The White Paper, which is well researched, says “this is due to, for the most part, liquidity difficulties and a lack of developed governance during the lifetime of the family business”. About 98 per cent of all businesses in Malta are micro, small or medium-sized enterprises, with the vast majority of them being family-run.

Ninety-five per cent of the SMEs are classified as micro enterprises, having fewer than10 employees. These SMEs provide about 80 per cent of all the jobs in the business economy and create 71 per cent of the overall value added. In all, they employ 40,000 people, quite a good chunk of the labour force, making it all the more important for the country to see that the entrepreneurial spirit that motivated the pioneers in setting up the businesses is passed on to new generations within the families involved.

Of course, this is not easy as it sounds because in a number of cases it is not simply a matter of passing on the original owners’ entrepreneurial spirit but of solving difficulties that often arise in the transition of a business. The government has in mind offering both governance and fiscal assistance, including a tax credit and legal and accountancy advisory services, undoubtedly a most welcome assistance to very young family concerns.

Equally interesting is a provision for the education and training of owners and the possibility of a renewal of tenancy for industrial government premises or land held on lease or emphyteusis.

The first measure could be of some tangible help to very young members of a family business who are eager to learn more about their trade and the second will obviously give peace of mind to the family.

Also on the table are fiscal incentives “to allow for a more effective and smoother transfer or retention of the family business within the family”.

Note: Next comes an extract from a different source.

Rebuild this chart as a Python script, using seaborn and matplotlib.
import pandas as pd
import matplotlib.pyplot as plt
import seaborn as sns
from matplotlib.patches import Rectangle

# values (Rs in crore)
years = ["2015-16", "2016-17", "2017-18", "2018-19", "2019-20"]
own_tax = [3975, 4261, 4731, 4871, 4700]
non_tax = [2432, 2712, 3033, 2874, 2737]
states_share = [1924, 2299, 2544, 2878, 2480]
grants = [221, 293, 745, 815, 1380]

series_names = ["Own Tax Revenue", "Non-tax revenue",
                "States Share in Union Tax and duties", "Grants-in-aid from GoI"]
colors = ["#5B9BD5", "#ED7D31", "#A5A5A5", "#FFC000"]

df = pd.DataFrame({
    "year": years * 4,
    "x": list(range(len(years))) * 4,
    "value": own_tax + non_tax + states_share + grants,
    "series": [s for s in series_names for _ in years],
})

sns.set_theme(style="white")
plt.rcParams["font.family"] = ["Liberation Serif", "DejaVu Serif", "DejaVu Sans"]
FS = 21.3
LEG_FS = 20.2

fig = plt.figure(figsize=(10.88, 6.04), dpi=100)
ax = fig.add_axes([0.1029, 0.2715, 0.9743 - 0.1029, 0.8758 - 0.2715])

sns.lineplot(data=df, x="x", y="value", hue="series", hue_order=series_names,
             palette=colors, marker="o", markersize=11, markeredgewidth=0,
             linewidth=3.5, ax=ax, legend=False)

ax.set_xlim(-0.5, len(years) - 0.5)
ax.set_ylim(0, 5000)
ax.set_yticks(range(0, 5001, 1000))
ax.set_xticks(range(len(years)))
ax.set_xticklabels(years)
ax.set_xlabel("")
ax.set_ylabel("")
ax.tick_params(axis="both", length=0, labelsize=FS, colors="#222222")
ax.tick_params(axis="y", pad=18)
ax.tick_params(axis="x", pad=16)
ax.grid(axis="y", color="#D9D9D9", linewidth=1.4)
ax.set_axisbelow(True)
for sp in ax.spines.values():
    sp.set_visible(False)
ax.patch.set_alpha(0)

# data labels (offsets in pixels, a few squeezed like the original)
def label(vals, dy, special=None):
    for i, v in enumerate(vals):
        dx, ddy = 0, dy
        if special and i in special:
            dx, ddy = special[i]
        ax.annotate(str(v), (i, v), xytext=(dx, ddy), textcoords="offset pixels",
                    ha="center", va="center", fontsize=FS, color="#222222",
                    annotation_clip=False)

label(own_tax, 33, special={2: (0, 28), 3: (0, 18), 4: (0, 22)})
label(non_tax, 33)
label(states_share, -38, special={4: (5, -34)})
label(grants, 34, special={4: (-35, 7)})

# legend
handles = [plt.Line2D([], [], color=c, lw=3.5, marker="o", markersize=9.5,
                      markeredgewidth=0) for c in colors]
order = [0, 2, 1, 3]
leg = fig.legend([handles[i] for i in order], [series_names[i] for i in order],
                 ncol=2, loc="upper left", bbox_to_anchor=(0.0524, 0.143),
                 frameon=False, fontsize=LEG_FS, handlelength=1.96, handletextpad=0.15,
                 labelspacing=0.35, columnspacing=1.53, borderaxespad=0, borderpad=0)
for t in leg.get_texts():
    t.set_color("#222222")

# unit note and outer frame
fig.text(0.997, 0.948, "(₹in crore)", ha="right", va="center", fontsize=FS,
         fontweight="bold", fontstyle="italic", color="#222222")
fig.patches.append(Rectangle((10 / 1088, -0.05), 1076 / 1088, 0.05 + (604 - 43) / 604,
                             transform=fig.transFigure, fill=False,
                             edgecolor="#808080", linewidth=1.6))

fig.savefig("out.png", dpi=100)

While it is worth supporting family businesses, it will be wise too to give a greater push to those with a potential to expand and venture further afield. Through such help, they may well be able to expand to an extent that in time they could well decide to go public. Far too often, family firms tend to avoid taking on new partners when this could help them move ahead faster in their development.

Making life for small firms easier through less bureaucracy by, for example, reducing the volume of form filling etc. and reducing unnecessary costs will greatly add to the incentives that are planned to be offered.

Considering the contribution they give to the economy, small firms deserve a good helping hand.